=== Data ===
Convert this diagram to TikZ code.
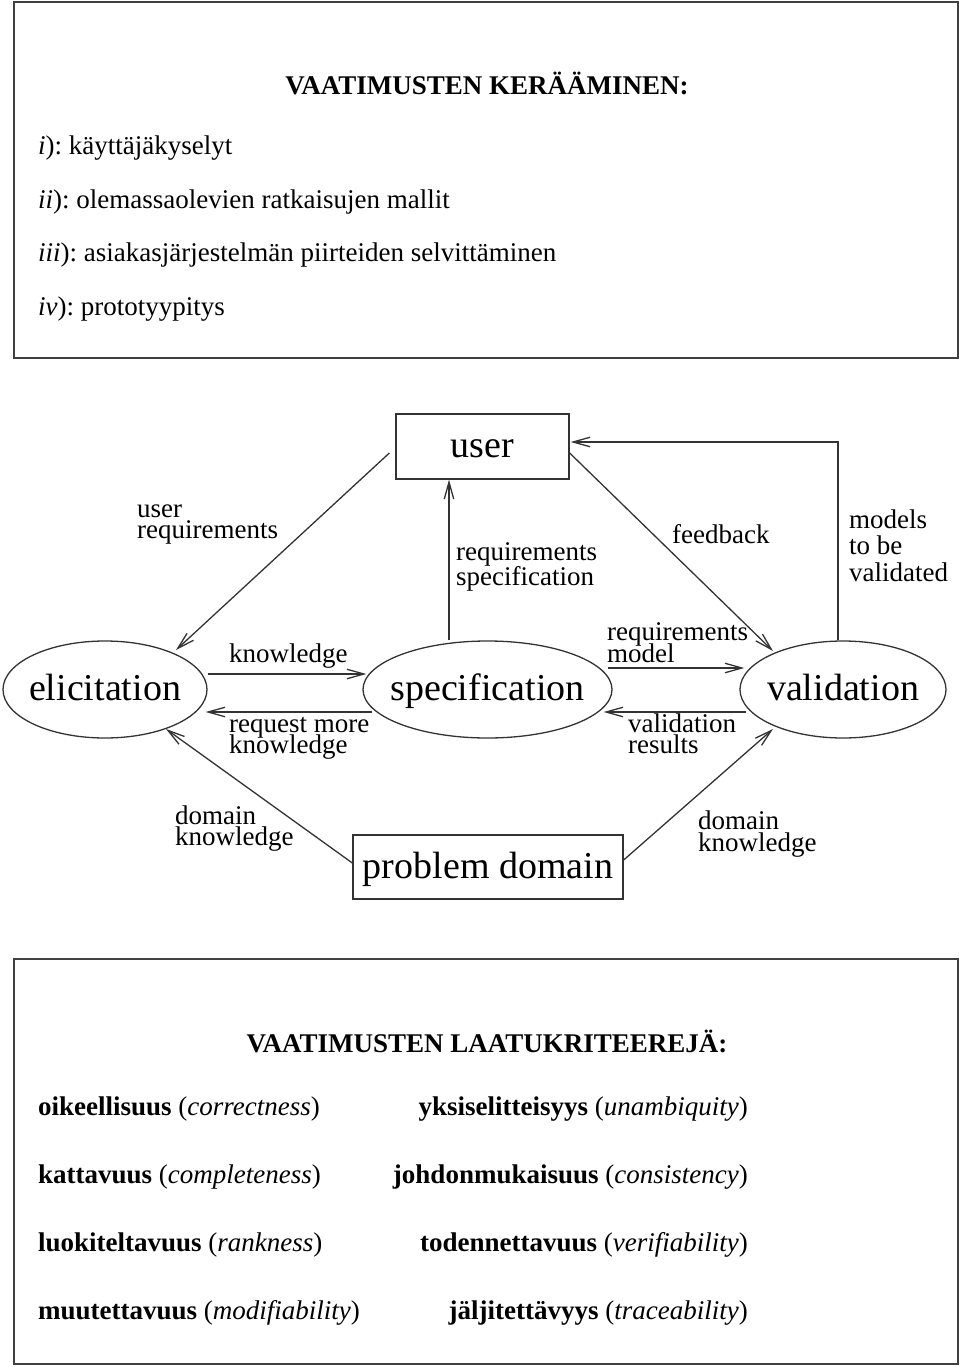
\documentclass[tikz,border=0pt]{standalone}
\usepackage{fontspec}
\setmainfont{Liberation Serif}
\usetikzlibrary{arrows.meta,calc,shapes.geometric}
\newcommand{\stk}[2]{\vtop{\lineskiplimit=-100pt\baselineskip=#1pt\relax #2}}
\frenchspacing
\begin{document}
\begin{tikzpicture}[x=1pt,y=-1pt,
  frame/.style={draw=black!75,line width=1.8pt},
  ln/.style={draw=black!80,line width=1.3pt},
  arr/.style={ln,-{Straight Barb[length=17pt,width=9.5pt,line width=1.3pt]}},
  big/.style={font=\fontsize{38}{38}\selectfont,text height=27pt,text depth=5pt},
  txt/.style={font=\fontsize{27}{27}\selectfont\frenchspacing,inner sep=0pt},
  lab/.style={txt,anchor=base west},
  ell/.style={ellipse,draw=black!80,line width=1.3pt,inner sep=0pt,minimum height=97pt,big},
  rbox/.style={rectangle,draw=black!80,line width=1.3pt,inner sep=0pt,big},
]
\useasboundingbox (0,0) rectangle (960,1367);
\fill[white] (0,0) rectangle (960,1367);

% top box
\draw[frame] (14,2) rectangle (958,358);
\node[txt,anchor=base,font=\fontsize{27}{27}\selectfont\bfseries] (t0) at (487,95) {VAATIMUSTEN KERÄÄMINEN:};
\node[lab] (t1) at (38,155) {\textit{i}): käyttäjäkyselyt};
\node[lab] (t2) at (38,208) {\textit{ii}): olemassaolevien ratkaisujen mallit};
\node[lab] (t3) at (38,261) {\textit{iii}): asiakasjärjestelmän piirteiden selvittäminen};
\node[lab] (t4) at (38,315) {\textit{iv}): prototyypitys};

% diagram nodes
\node[rbox,minimum width=173pt,minimum height=65pt] (user) at (482.5,446.5) {\makebox[0pt]{user}};
\node[ell,minimum width=204pt] (elic) at (105,689.5) {\makebox[0pt]{elicitation}};
\node[ell,minimum width=249pt] (spec) at (487.5,689.5) {\makebox[0pt]{specification}};
\node[ell,minimum width=206pt] (val) at (843,689.5) {\makebox[0pt]{validation}};
\node[rbox,minimum width=270pt,minimum height=64pt] (prob) at (488,867) {\makebox[0pt]{problem domain}};

% connectors
\coordinate (vx) at (449,0);
\coordinate (mx) at (838,0);
\draw[arr] ($(user.west)+(-6,6.5)$) -- ($(elic.center)+(71,-39.5)$);
\draw[arr] (spec.north -| vx) -- (user.south -| vx);
\draw[arr] ($(user.east)+(0,6.5)$) -- ($(val.center)+(-70,-38.5)$);
\draw[arr] (val.north -| mx) |- ($(user.east)+(1,-4.5)$);
\draw[arr] ($(elic.east)+(0,-15.5)$) -- ($(spec.west)+(4,-15.5)$);
\draw[arr] ($(spec.west)+(10,22.5)$) -- ($(elic.east)+(-2,22.5)$);
\draw[arr] ($(spec.east)+(-5,-21.5)$) -- ($(val.west)+(5,-21.5)$);
\draw[arr] ($(val.west)+(7,22.5)$) -- ($(spec.east)+(-9,22.5)$);
\draw[arr] ($(prob.west)+(0,-4)$) -- ($(elic.center)+(61,39.5)$);
\draw[arr] ($(prob.east)+(0,-7)$) -- ($(val.center)+(-70,39.5)$);

% labels
\node[lab] (l1) at (137,517) {\stk{21}{\hbox{user}\hbox{requirements}}};
\node[lab] (l2) at (456,560) {\stk{25}{\hbox{requirements}\hbox{specification}}};
\node[lab] (l3) at (672,543) {feedback};
\node[lab] (l4) at (849,528) {\stk{26.5}{\hbox{models}\hbox{to be}\hbox{validated}}};
\node[lab] (l5) at (229,662) {knowledge};
\node[lab] (l6) at (229,732) {\stk{21.5}{\hbox{request more}\hbox{knowledge}}};
\node[lab] (l7) at (607,640) {\stk{22}{\hbox{requirements}\hbox{model}}};
\node[lab] (l8) at (628,732) {\stk{21.5}{\hbox{validation}\hbox{results}}};
\node[lab] (l9) at (175,824) {\stk{21}{\hbox{domain}\hbox{knowledge}}};
\node[lab] (l10) at (698,829) {\stk{22}{\hbox{domain}\hbox{knowledge}}};

% bottom box
\draw[frame] (14,959) rectangle (958,1364);
\node[txt,anchor=base,font=\fontsize{27}{27}\selectfont\bfseries] (b0) at (487,1052) {VAATIMUSTEN LAATUKRITEEREJÄ:};
\node[lab] (b1) at (38,1115) {\textbf{oikeellisuus} (\textit{correctness})};
\node[lab] (b2) at (38,1183) {\textbf{kattavuus} (\textit{completeness})};
\node[lab] (b3) at (38,1251) {\textbf{luokiteltavuus} (\textit{rankness})};
\node[lab] (b4) at (38,1319) {\textbf{muutettavuus} (\textit{modifiability})};
\node[txt,anchor=base east] (c1) at (748,1115) {\textbf{yksiselitteisyys} (\textit{unambiquity})};
\node[txt,anchor=base east] (c2) at (748,1183) {\textbf{johdonmukaisuus} (\textit{consistency})};
\node[txt,anchor=base east] (c3) at (748,1251) {\textbf{todennettavuus} (\textit{verifiability})};
\node[txt,anchor=base east] (c4) at (748,1319) {\textbf{jäljitettävyys} (\textit{traceability})};
\end{tikzpicture}
\end{document}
===
» Given request
Repeat the listing above exactly, with no pictures.

» Final result
Convert this diagram to TikZ code.
\documentclass[tikz,border=0pt]{standalone}
\usepackage{fontspec}
\setmainfont{Liberation Serif}
\usetikzlibrary{arrows.meta,calc,shapes.geometric}
\newcommand{\stk}[2]{\vtop{\lineskiplimit=-100pt\baselineskip=#1pt\relax #2}}
\frenchspacing
\begin{document}
\begin{tikzpicture}[x=1pt,y=-1pt,
  frame/.style={draw=black!75,line width=1.8pt},
  ln/.style={draw=black!80,line width=1.3pt},
  arr/.style={ln,-{Straight Barb[length=17pt,width=9.5pt,line width=1.3pt]}},
  big/.style={font=\fontsize{38}{38}\selectfont,text height=27pt,text depth=5pt},
  txt/.style={font=\fontsize{27}{27}\selectfont\frenchspacing,inner sep=0pt},
  lab/.style={txt,anchor=base west},
  ell/.style={ellipse,draw=black!80,line width=1.3pt,inner sep=0pt,minimum height=97pt,big},
  rbox/.style={rectangle,draw=black!80,line width=1.3pt,inner sep=0pt,big},
]
\useasboundingbox (0,0) rectangle (960,1367);
\fill[white] (0,0) rectangle (960,1367);

% top box
\draw[frame] (14,2) rectangle (958,358);
\node[txt,anchor=base,font=\fontsize{27}{27}\selectfont\bfseries] (t0) at (487,95) {VAATIMUSTEN KERÄÄMINEN:};
\node[lab] (t1) at (38,155) {\textit{i}): käyttäjäkyselyt};
\node[lab] (t2) at (38,208) {\textit{ii}): olemassaolevien ratkaisujen mallit};
\node[lab] (t3) at (38,261) {\textit{iii}): asiakasjärjestelmän piirteiden selvittäminen};
\node[lab] (t4) at (38,315) {\textit{iv}): prototyypitys};

% diagram nodes
\node[rbox,minimum width=173pt,minimum height=65pt] (user) at (482.5,446.5) {\makebox[0pt]{user}};
\node[ell,minimum width=204pt] (elic) at (105,689.5) {\makebox[0pt]{elicitation}};
\node[ell,minimum width=249pt] (spec) at (487.5,689.5) {\makebox[0pt]{specification}};
\node[ell,minimum width=206pt] (val) at (843,689.5) {\makebox[0pt]{validation}};
\node[rbox,minimum width=270pt,minimum height=64pt] (prob) at (488,867) {\makebox[0pt]{problem domain}};

% connectors
\coordinate (vx) at (449,0);
\coordinate (mx) at (838,0);
\draw[arr] ($(user.west)+(-6,6.5)$) -- ($(elic.center)+(71,-39.5)$);
\draw[arr] (spec.north -| vx) -- (user.south -| vx);
\draw[arr] ($(user.east)+(0,6.5)$) -- ($(val.center)+(-70,-38.5)$);
\draw[arr] (val.north -| mx) |- ($(user.east)+(1,-4.5)$);
\draw[arr] ($(elic.east)+(0,-15.5)$) -- ($(spec.west)+(4,-15.5)$);
\draw[arr] ($(spec.west)+(10,22.5)$) -- ($(elic.east)+(-2,22.5)$);
\draw[arr] ($(spec.east)+(-5,-21.5)$) -- ($(val.west)+(5,-21.5)$);
\draw[arr] ($(val.west)+(7,22.5)$) -- ($(spec.east)+(-9,22.5)$);
\draw[arr] ($(prob.west)+(0,-4)$) -- ($(elic.center)+(61,39.5)$);
\draw[arr] ($(prob.east)+(0,-7)$) -- ($(val.center)+(-70,39.5)$);

% labels
\node[lab] (l1) at (137,517) {\stk{21}{\hbox{user}\hbox{requirements}}};
\node[lab] (l2) at (456,560) {\stk{25}{\hbox{requirements}\hbox{specification}}};
\node[lab] (l3) at (672,543) {feedback};
\node[lab] (l4) at (849,528) {\stk{26.5}{\hbox{models}\hbox{to be}\hbox{validated}}};
\node[lab] (l5) at (229,662) {knowledge};
\node[lab] (l6) at (229,732) {\stk{21.5}{\hbox{request more}\hbox{knowledge}}};
\node[lab] (l7) at (607,640) {\stk{22}{\hbox{requirements}\hbox{model}}};
\node[lab] (l8) at (628,732) {\stk{21.5}{\hbox{validation}\hbox{results}}};
\node[lab] (l9) at (175,824) {\stk{21}{\hbox{domain}\hbox{knowledge}}};
\node[lab] (l10) at (698,829) {\stk{22}{\hbox{domain}\hbox{knowledge}}};

% bottom box
\draw[frame] (14,959) rectangle (958,1364);
\node[txt,anchor=base,font=\fontsize{27}{27}\selectfont\bfseries] (b0) at (487,1052) {VAATIMUSTEN LAATUKRITEEREJÄ:};
\node[lab] (b1) at (38,1115) {\textbf{oikeellisuus} (\textit{correctness})};
\node[lab] (b2) at (38,1183) {\textbf{kattavuus} (\textit{completeness})};
\node[lab] (b3) at (38,1251) {\textbf{luokiteltavuus} (\textit{rankness})};
\node[lab] (b4) at (38,1319) {\textbf{muutettavuus} (\textit{modifiability})};
\node[txt,anchor=base east] (c1) at (748,1115) {\textbf{yksiselitteisyys} (\textit{unambiquity})};
\node[txt,anchor=base east] (c2) at (748,1183) {\textbf{johdonmukaisuus} (\textit{consistency})};
\node[txt,anchor=base east] (c3) at (748,1251) {\textbf{todennettavuus} (\textit{verifiability})};
\node[txt,anchor=base east] (c4) at (748,1319) {\textbf{jäljitettävyys} (\textit{traceability})};
\end{tikzpicture}
\end{document}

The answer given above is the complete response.